Description of the task: From the first line of the data below through the line holding "import pandas as pd", output each line exactly and leave the pictures out.

Dataset extract:
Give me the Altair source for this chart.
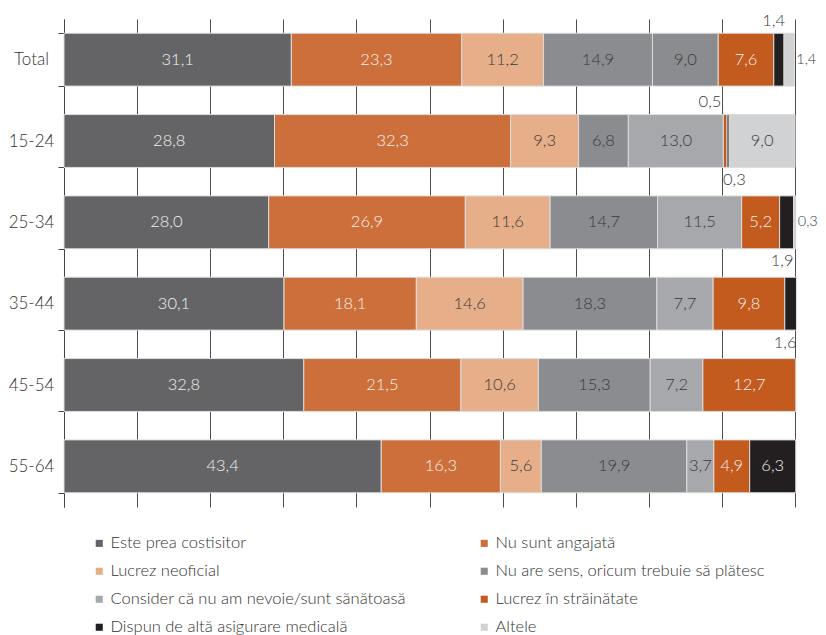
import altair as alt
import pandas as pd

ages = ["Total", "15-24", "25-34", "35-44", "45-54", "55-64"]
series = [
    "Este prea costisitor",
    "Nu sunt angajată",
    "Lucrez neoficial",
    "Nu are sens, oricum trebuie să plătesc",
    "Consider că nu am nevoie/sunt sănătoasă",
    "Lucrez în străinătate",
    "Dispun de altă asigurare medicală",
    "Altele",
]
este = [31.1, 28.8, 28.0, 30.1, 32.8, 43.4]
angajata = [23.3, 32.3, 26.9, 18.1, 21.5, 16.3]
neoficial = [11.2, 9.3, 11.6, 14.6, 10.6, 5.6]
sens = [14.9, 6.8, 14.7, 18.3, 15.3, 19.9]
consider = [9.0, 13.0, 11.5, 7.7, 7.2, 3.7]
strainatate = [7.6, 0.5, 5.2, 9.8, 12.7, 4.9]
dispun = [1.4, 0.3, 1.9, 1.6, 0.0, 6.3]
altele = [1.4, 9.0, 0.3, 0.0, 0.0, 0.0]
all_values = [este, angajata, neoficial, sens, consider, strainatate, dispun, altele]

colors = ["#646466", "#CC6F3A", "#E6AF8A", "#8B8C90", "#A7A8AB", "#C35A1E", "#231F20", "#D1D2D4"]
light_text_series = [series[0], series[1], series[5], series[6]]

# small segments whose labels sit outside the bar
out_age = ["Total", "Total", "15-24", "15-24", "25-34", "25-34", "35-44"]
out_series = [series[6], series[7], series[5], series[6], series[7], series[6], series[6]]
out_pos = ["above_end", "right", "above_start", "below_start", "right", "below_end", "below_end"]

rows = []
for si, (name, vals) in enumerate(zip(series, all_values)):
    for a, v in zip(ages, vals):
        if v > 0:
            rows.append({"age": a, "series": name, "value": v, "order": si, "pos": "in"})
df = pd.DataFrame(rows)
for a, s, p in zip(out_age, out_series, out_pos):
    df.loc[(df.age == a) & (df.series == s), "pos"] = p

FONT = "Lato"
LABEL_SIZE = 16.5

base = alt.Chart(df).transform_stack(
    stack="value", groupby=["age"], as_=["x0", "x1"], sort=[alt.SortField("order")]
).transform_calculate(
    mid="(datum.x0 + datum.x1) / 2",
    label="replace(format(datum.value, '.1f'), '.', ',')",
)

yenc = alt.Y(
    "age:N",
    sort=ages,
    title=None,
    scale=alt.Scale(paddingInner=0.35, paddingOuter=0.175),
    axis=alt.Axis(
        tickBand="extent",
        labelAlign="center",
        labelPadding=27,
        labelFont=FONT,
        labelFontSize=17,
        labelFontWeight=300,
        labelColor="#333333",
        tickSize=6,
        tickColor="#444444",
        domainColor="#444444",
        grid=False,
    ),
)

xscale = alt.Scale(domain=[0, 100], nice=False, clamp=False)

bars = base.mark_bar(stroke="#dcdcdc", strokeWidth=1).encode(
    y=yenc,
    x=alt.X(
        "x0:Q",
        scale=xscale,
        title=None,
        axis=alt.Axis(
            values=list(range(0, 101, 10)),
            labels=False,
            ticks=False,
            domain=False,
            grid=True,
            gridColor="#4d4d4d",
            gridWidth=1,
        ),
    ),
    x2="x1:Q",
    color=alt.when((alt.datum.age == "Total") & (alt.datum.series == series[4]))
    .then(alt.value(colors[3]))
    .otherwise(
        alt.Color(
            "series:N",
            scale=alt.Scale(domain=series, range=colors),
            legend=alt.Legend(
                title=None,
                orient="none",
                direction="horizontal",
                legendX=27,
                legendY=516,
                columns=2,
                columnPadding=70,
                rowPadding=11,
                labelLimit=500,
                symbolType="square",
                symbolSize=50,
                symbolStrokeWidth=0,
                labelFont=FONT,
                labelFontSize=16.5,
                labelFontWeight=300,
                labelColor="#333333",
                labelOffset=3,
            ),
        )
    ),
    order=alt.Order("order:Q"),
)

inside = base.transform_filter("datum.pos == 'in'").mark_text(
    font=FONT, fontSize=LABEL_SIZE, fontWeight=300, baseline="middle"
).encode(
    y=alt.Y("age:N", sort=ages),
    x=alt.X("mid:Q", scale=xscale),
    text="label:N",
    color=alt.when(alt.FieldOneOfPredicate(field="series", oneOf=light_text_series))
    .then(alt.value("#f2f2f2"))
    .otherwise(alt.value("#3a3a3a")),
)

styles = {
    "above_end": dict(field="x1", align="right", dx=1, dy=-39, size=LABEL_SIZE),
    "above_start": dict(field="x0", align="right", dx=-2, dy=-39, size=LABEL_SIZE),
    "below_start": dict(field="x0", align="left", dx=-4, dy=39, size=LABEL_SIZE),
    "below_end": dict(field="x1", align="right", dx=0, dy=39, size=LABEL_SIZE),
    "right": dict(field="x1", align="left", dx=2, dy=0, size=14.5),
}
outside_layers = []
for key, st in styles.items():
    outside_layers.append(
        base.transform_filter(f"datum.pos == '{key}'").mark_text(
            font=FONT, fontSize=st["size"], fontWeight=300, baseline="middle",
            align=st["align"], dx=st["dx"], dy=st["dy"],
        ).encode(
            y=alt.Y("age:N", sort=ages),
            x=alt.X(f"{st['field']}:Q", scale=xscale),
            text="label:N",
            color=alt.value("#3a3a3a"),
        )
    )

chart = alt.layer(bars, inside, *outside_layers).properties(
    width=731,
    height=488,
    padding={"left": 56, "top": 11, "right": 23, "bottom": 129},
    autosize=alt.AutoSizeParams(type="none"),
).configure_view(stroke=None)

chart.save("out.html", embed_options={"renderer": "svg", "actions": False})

Worked solution:
Give me the Altair source for this chart.
import altair as alt
import pandas as pd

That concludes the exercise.